== Input for this task

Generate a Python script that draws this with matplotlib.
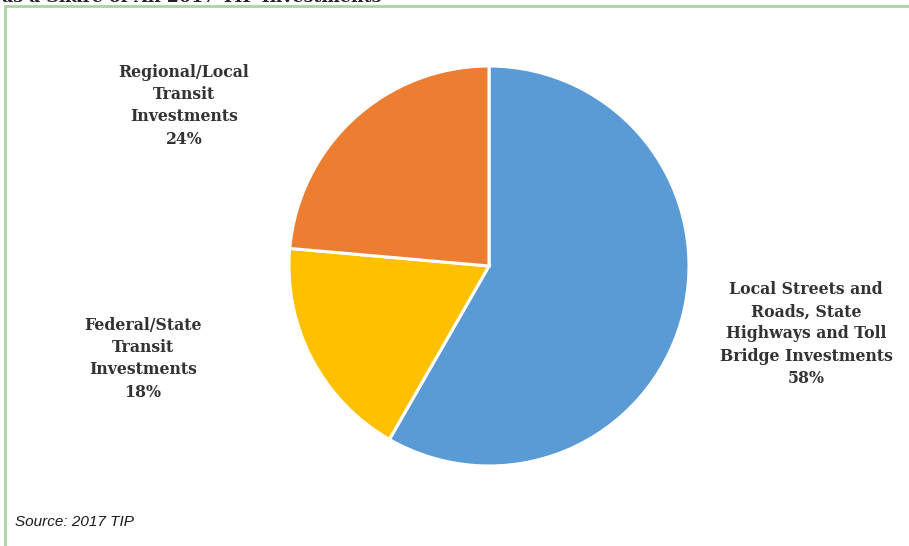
import matplotlib
matplotlib.use("Agg")
import matplotlib.pyplot as plt
from matplotlib.lines import Line2D

# Data
categories = [
    "Local Streets and\nRoads, State\nHighways and Toll\nBridge Investments",
    "Federal/State\nTransit\nInvestments",
    "Regional/Local\nTransit\nInvestments",
]
shares = [58.3, 18.1, 23.6]
colors = ["#5B9BD5", "#FFC000", "#ED7D31"]
title_text = "as a Share of All 2017 TIP Investments"
source_text = "Source: 2017 TIP"

W, H = 909, 546
fig = plt.figure(figsize=(W / 100, H / 100), dpi=100)
fig.patch.set_facecolor("white")

def fx(px):
    return px / W

def fy(py):
    return 1 - py / H

# pie axes: circle centre (489,266), radius 200 px
ax = fig.add_axes([fx(289), fy(466), 400 / W, 400 / H])
ax.pie(shares, colors=colors, startangle=90, counterclock=False,
       wedgeprops=dict(edgecolor="white", linewidth=2.2))
ax.set_xlim(-1, 1)
ax.set_ylim(-1, 1)
ax.set_aspect("equal")
ax.axis("off")

label_font = dict(family=["DejaVu Serif"], fontweight="bold", fontsize=11.3,
                  color="#333333", ha="center", va="top", linespacing=1.4)
label_pos = [(806, 281), (143, 317), (184, 64)]
for cat, val, (px, py) in zip(categories, shares, label_pos):
    fig.text(fx(px), fy(py), f"{cat}\n{round(val)}%", **label_font)

# source
fig.text(fx(15), fy(522), source_text, family=["Liberation Sans"], style="italic",
         fontsize=11, color="#1a1a1a", ha="left", va="center")

# partially visible title at top
fig.text(fx(2), fy(2), title_text, family=["DejaVu Serif"], fontweight="bold",
         fontsize=12.5, color="#222222", ha="left", va="baseline")

# green frame (left and top)
green = "#A8D5A0"
fig.add_artist(Line2D([fx(5), fx(5)], [fy(6), fy(546)], color=green, lw=2,
                      transform=fig.transFigure))
fig.add_artist(Line2D([fx(5), fx(908)], [fy(6), fy(6)], color=green, lw=2,
                      transform=fig.transFigure))

fig.savefig("out.png", dpi=100)
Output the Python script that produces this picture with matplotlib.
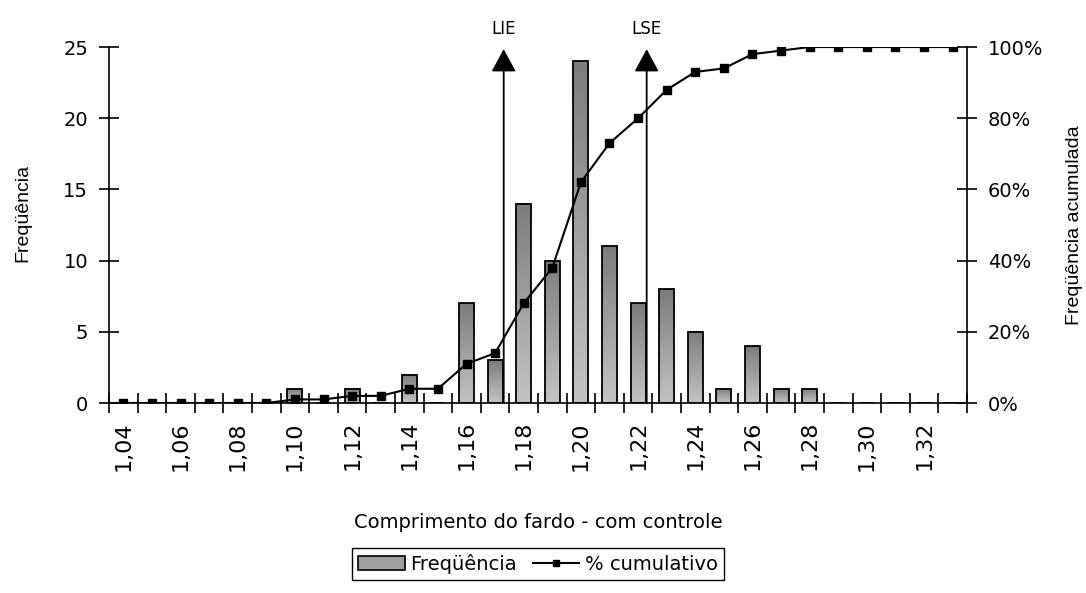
import numpy as np
import matplotlib
matplotlib.use('Agg')
import matplotlib.pyplot as plt
from matplotlib.colors import LinearSegmentedColormap
from matplotlib.ticker import FixedLocator, PercentFormatter
from matplotlib.patches import Patch
from matplotlib.lines import Line2D

# comprimento do fardo [m]
categorias = ['1,04', '1,05', '1,06', '1,07', '1,08', '1,09', '1,10', '1,11', '1,12', '1,13',
              '1,14', '1,15', '1,16', '1,17', '1,18', '1,19', '1,20', '1,21', '1,22', '1,23',
              '1,24', '1,25', '1,26', '1,27', '1,28', '1,29', '1,30', '1,31', '1,32', '1,33']
frequencia = [0, 0, 0, 0, 0, 0, 1, 0, 1, 0,
              2, 0, 7, 3, 14, 10, 24, 11, 7, 8,
              5, 1, 4, 1, 1, 0, 0, 0, 0, 0]
acumulado = [0, 0, 0, 0, 0, 0, 1, 1, 2, 2,
             4, 4, 11, 14, 28, 38, 62, 73, 80, 88,
             93, 94, 98, 99, 100, 100, 100, 100, 100, 100]
limites_nome = ['LIE', 'LSE']
limites_valor = [1.173, 1.223]

FONTE_H = 'DejaVu Sans'
FONTE_V = 'Liberation Sans'

fig = plt.figure(figsize=(10.86, 5.93), dpi=100)
fig.subplots_adjust(left=0.1004, right=0.8904, top=0.9207, bottom=0.3204)
ax1 = fig.add_subplot(111)
ax2 = ax1.twinx()

x = np.arange(len(categorias))
valores_cat = np.array([float(c.replace(',', '.')) for c in categorias])
largura = 0.52

# barras com gradiente (escuro em cima, claro embaixo)
cmap = LinearSegmentedColormap.from_list('cinza', ['#c4c4c4', '#7c7c7c'])
grad = np.linspace(0, 1, 128).reshape(-1, 1)
for xi, h in zip(x, frequencia):
    if h == 0:
        continue
    ax1.imshow(grad, extent=[xi - largura / 2, xi + largura / 2, 0, h], origin='lower',
               cmap=cmap, aspect='auto', zorder=2, interpolation='bilinear')
ax1.bar(x, frequencia, width=largura, facecolor='none', edgecolor='black', linewidth=1.3, zorder=3)

ax1.set_xlim(-0.5, len(categorias) - 0.5)
ax1.set_ylim(0, 25)
ax1.set_yticks([0, 5, 10, 15, 20, 25])

# setas LIE / LSE
for nome, val in zip(limites_nome, limites_valor):
    xp = np.interp(val, valores_cat, x)
    ax1.annotate('', xy=(xp, 24.85), xytext=(xp, 0),
                 arrowprops=dict(arrowstyle='-|>,head_length=0.7,head_width=0.38', mutation_scale=20,
                                 color='black', lw=1.3, shrinkA=0, shrinkB=0), zorder=4,
                 annotation_clip=False)
    ax1.text(xp, 26.3, nome, ha='center', va='center', fontsize=12, family=FONTE_H, clip_on=False)

# % cumulativo
ax2.plot(x, acumulado, color='black', lw=1.5, marker='s', markersize=6, zorder=5)
ax2.set_ylim(0, 100)
ax2.set_yticks([0, 20, 40, 60, 80, 100])
ax2.yaxis.set_major_formatter(PercentFormatter(100, decimals=0))

# eixos
for a in (ax1, ax2):
    a.spines['top'].set_visible(False)
    for s in ('left', 'right', 'bottom'):
        a.spines[s].set_linewidth(1.2)
ax2.spines['left'].set_visible(False)
ax2.spines['bottom'].set_visible(False)
ax1.spines['right'].set_visible(False)

ax1.xaxis.set_major_locator(FixedLocator(x[::2]))
ax1.set_xticklabels(categorias[::2], rotation=90, fontsize=16, family=FONTE_H)
ax1.xaxis.set_minor_locator(FixedLocator(np.arange(-0.5, len(categorias), 1.0)))
ax1.tick_params(axis='x', which='major', length=0, pad=13)
ax1.tick_params(axis='x', which='minor', direction='inout', length=14, width=1.2)
ax1.tick_params(axis='y', direction='inout', length=14, width=1.2, labelsize=14, pad=8)
ax2.tick_params(axis='y', direction='inout', length=14, width=1.2, labelsize=14, pad=8)
for lab in ax1.get_yticklabels() + ax2.get_yticklabels():
    lab.set_family(FONTE_H)

ax1.set_xlabel('Comprimento do fardo - com controle', fontsize=14, family=FONTE_H)
ax1.xaxis.set_label_coords(0.5, -0.309)
ax1.set_ylabel('Freqüência', fontsize=14, family=FONTE_V)
ax1.yaxis.set_label_coords(-0.091, 0.535)
ax2.set_ylabel('Freqüência acumulada', fontsize=14, family=FONTE_V, rotation=90)
ax2.yaxis.set_label_coords(1.116, 0.5)

handles = [Patch(facecolor='#a0a0a0', edgecolor='black', linewidth=1.2),
           Line2D([], [], color='black', lw=1.5, marker='s', markersize=5)]
leg = fig.legend(handles, ['Freqüência', '% cumulativo'], loc='center', ncol=2,
                 bbox_to_anchor=(538 / 1086, 1 - 564 / 593), frameon=True, fancybox=False,
                 edgecolor='black', framealpha=1, prop={'family': FONTE_H, 'size': 14},
                 handlelength=2.4, handletextpad=0.3, columnspacing=0.8, borderpad=0.3)
leg.get_frame().set_linewidth(1.0)

fig.savefig('out.png', dpi=100)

====

Given exercise: Make an exact copy of all entries above, dropping the images.

Solution to this problem:
Generate a Python script that draws this with matplotlib.
import matplotlib
matplotlib.use("Agg")
import matplotlib.pyplot as plt
from matplotlib.lines import Line2D

# Data
categories = [
    "Local Streets and\nRoads, State\nHighways and Toll\nBridge Investments",
    "Federal/State\nTransit\nInvestments",
    "Regional/Local\nTransit\nInvestments",
]
shares = [58.3, 18.1, 23.6]
colors = ["#5B9BD5", "#FFC000", "#ED7D31"]
title_text = "as a Share of All 2017 TIP Investments"
source_text = "Source: 2017 TIP"

W, H = 909, 546
fig = plt.figure(figsize=(W / 100, H / 100), dpi=100)
fig.patch.set_facecolor("white")

def fx(px):
    return px / W

def fy(py):
    return 1 - py / H

# pie axes: circle centre (489,266), radius 200 px
ax = fig.add_axes([fx(289), fy(466), 400 / W, 400 / H])
ax.pie(shares, colors=colors, startangle=90, counterclock=False,
       wedgeprops=dict(edgecolor="white", linewidth=2.2))
ax.set_xlim(-1, 1)
ax.set_ylim(-1, 1)
ax.set_aspect("equal")
ax.axis("off")

label_font = dict(family=["DejaVu Serif"], fontweight="bold", fontsize=11.3,
                  color="#333333", ha="center", va="top", linespacing=1.4)
label_pos = [(806, 281), (143, 317), (184, 64)]
for cat, val, (px, py) in zip(categories, shares, label_pos):
    fig.text(fx(px), fy(py), f"{cat}\n{round(val)}%", **label_font)

# source
fig.text(fx(15), fy(522), source_text, family=["Liberation Sans"], style="italic",
         fontsize=11, color="#1a1a1a", ha="left", va="center")

# partially visible title at top
fig.text(fx(2), fy(2), title_text, family=["DejaVu Serif"], fontweight="bold",
         fontsize=12.5, color="#222222", ha="left", va="baseline")

# green frame (left and top)
green = "#A8D5A0"
fig.add_artist(Line2D([fx(5), fx(5)], [fy(6), fy(546)], color=green, lw=2,
                      transform=fig.transFigure))
fig.add_artist(Line2D([fx(5), fx(908)], [fy(6), fy(6)], color=green, lw=2,
                      transform=fig.transFigure))

fig.savefig("out.png", dpi=100)
Output the Python script that produces this picture with matplotlib.
import numpy as np
import matplotlib
matplotlib.use('Agg')
import matplotlib.pyplot as plt
from matplotlib.colors import LinearSegmentedColormap
from matplotlib.ticker import FixedLocator, PercentFormatter
from matplotlib.patches import Patch
from matplotlib.lines import Line2D

# comprimento do fardo [m]
categorias = ['1,04', '1,05', '1,06', '1,07', '1,08', '1,09', '1,10', '1,11', '1,12', '1,13',
              '1,14', '1,15', '1,16', '1,17', '1,18', '1,19', '1,20', '1,21', '1,22', '1,23',
              '1,24', '1,25', '1,26', '1,27', '1,28', '1,29', '1,30', '1,31', '1,32', '1,33']
frequencia = [0, 0, 0, 0, 0, 0, 1, 0, 1, 0,
              2, 0, 7, 3, 14, 10, 24, 11, 7, 8,
              5, 1, 4, 1, 1, 0, 0, 0, 0, 0]
acumulado = [0, 0, 0, 0, 0, 0, 1, 1, 2, 2,
             4, 4, 11, 14, 28, 38, 62, 73, 80, 88,
             93, 94, 98, 99, 100, 100, 100, 100, 100, 100]
limites_nome = ['LIE', 'LSE']
limites_valor = [1.173, 1.223]

FONTE_H = 'DejaVu Sans'
FONTE_V = 'Liberation Sans'

fig = plt.figure(figsize=(10.86, 5.93), dpi=100)
fig.subplots_adjust(left=0.1004, right=0.8904, top=0.9207, bottom=0.3204)
ax1 = fig.add_subplot(111)
ax2 = ax1.twinx()

x = np.arange(len(categorias))
valores_cat = np.array([float(c.replace(',', '.')) for c in categorias])
largura = 0.52

# barras com gradiente (escuro em cima, claro embaixo)
cmap = LinearSegmentedColormap.from_list('cinza', ['#c4c4c4', '#7c7c7c'])
grad = np.linspace(0, 1, 128).reshape(-1, 1)
for xi, h in zip(x, frequencia):
    if h == 0:
        continue
    ax1.imshow(grad, extent=[xi - largura / 2, xi + largura / 2, 0, h], origin='lower',
               cmap=cmap, aspect='auto', zorder=2, interpolation='bilinear')
ax1.bar(x, frequencia, width=largura, facecolor='none', edgecolor='black', linewidth=1.3, zorder=3)

ax1.set_xlim(-0.5, len(categorias) - 0.5)
ax1.set_ylim(0, 25)
ax1.set_yticks([0, 5, 10, 15, 20, 25])

# setas LIE / LSE
for nome, val in zip(limites_nome, limites_valor):
    xp = np.interp(val, valores_cat, x)
    ax1.annotate('', xy=(xp, 24.85), xytext=(xp, 0),
                 arrowprops=dict(arrowstyle='-|>,head_length=0.7,head_width=0.38', mutation_scale=20,
                                 color='black', lw=1.3, shrinkA=0, shrinkB=0), zorder=4,
                 annotation_clip=False)
    ax1.text(xp, 26.3, nome, ha='center', va='center', fontsize=12, family=FONTE_H, clip_on=False)

# % cumulativo
ax2.plot(x, acumulado, color='black', lw=1.5, marker='s', markersize=6, zorder=5)
ax2.set_ylim(0, 100)
ax2.set_yticks([0, 20, 40, 60, 80, 100])
ax2.yaxis.set_major_formatter(PercentFormatter(100, decimals=0))

# eixos
for a in (ax1, ax2):
    a.spines['top'].set_visible(False)
    for s in ('left', 'right', 'bottom'):
        a.spines[s].set_linewidth(1.2)
ax2.spines['left'].set_visible(False)
ax2.spines['bottom'].set_visible(False)
ax1.spines['right'].set_visible(False)

ax1.xaxis.set_major_locator(FixedLocator(x[::2]))
ax1.set_xticklabels(categorias[::2], rotation=90, fontsize=16, family=FONTE_H)
ax1.xaxis.set_minor_locator(FixedLocator(np.arange(-0.5, len(categorias), 1.0)))
ax1.tick_params(axis='x', which='major', length=0, pad=13)
ax1.tick_params(axis='x', which='minor', direction='inout', length=14, width=1.2)
ax1.tick_params(axis='y', direction='inout', length=14, width=1.2, labelsize=14, pad=8)
ax2.tick_params(axis='y', direction='inout', length=14, width=1.2, labelsize=14, pad=8)
for lab in ax1.get_yticklabels() + ax2.get_yticklabels():
    lab.set_family(FONTE_H)

ax1.set_xlabel('Comprimento do fardo - com controle', fontsize=14, family=FONTE_H)
ax1.xaxis.set_label_coords(0.5, -0.309)
ax1.set_ylabel('Freqüência', fontsize=14, family=FONTE_V)
ax1.yaxis.set_label_coords(-0.091, 0.535)
ax2.set_ylabel('Freqüência acumulada', fontsize=14, family=FONTE_V, rotation=90)
ax2.yaxis.set_label_coords(1.116, 0.5)

handles = [Patch(facecolor='#a0a0a0', edgecolor='black', linewidth=1.2),
           Line2D([], [], color='black', lw=1.5, marker='s', markersize=5)]
leg = fig.legend(handles, ['Freqüência', '% cumulativo'], loc='center', ncol=2,
                 bbox_to_anchor=(538 / 1086, 1 - 564 / 593), frameon=True, fancybox=False,
                 edgecolor='black', framealpha=1, prop={'family': FONTE_H, 'size': 14},
                 handlelength=2.4, handletextpad=0.3, columnspacing=0.8, borderpad=0.3)
leg.get_frame().set_linewidth(1.0)

fig.savefig('out.png', dpi=100)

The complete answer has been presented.